La nation, si chère au Général qui se faisait une si haute "certaine idée de la France", la nation est un concept, bien plus qu'une réalité. Nous ne sommes vraiment séparés des autres nations ni par l'histoire qui nous lie et nous relie encore, y compris par les guerres, ni par la langue car le français est bien loin de nous appartenir, nous ne sommes même pas ses plus fervents défenseurs, ni même par les frontières, si récemment figées et si heureusement perméables à toutes les cultures. Alors, quoi, qu'est-ce qui nous relie, nous, français, envers et contre tous les non-français ? Une géographie ? Une économie ? Un gouvernement ? Ces choses si palpables, si concrètes sont-elles réellement des agents de liaison entre nous ? Sans répondre, laissons cette question en suspend, car une identité, c'est peut-être la chose la plus mystérieuse qui soit au monde... S'il était besoin d'une preuve, il suffirait d'examiner la tournure prise par le fameux débat. Il est bien plus facile de stigmatiser la différence que de définir une véritable ressemblance.

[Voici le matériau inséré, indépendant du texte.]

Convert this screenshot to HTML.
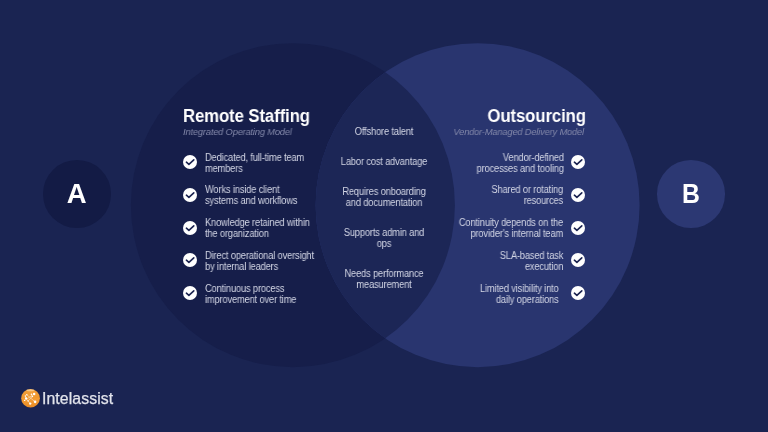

Pour en revenir à Sterne, Botul et compagnie, lorsqu'il m'arrive de saisir les références plus ou moins cachées, le clin d'œil de l'auteur, je suis ravie comme une gamine, car cet instant du saisissement est déjà passé, cette porte sur le passé est déjà refermée qu'une autre s'ouvre et ainsi de suite infiniment... La culture, comme l'être, comme l'identité (comme le corps, comme les idées, etc.) sont des choses profondément dynamiques, sans cesse transformées, reformées, renouvelées. Sentir ainsi, d'un effleurement joyeux les profonds palimpsestes, c'est appréhender d'un coup tous les horizons : les milliers d'hiers encore à découvrir et les milliers de demains encore à vivre. Craignez le jour où l'identité sera figée, car alors, nous seront morts.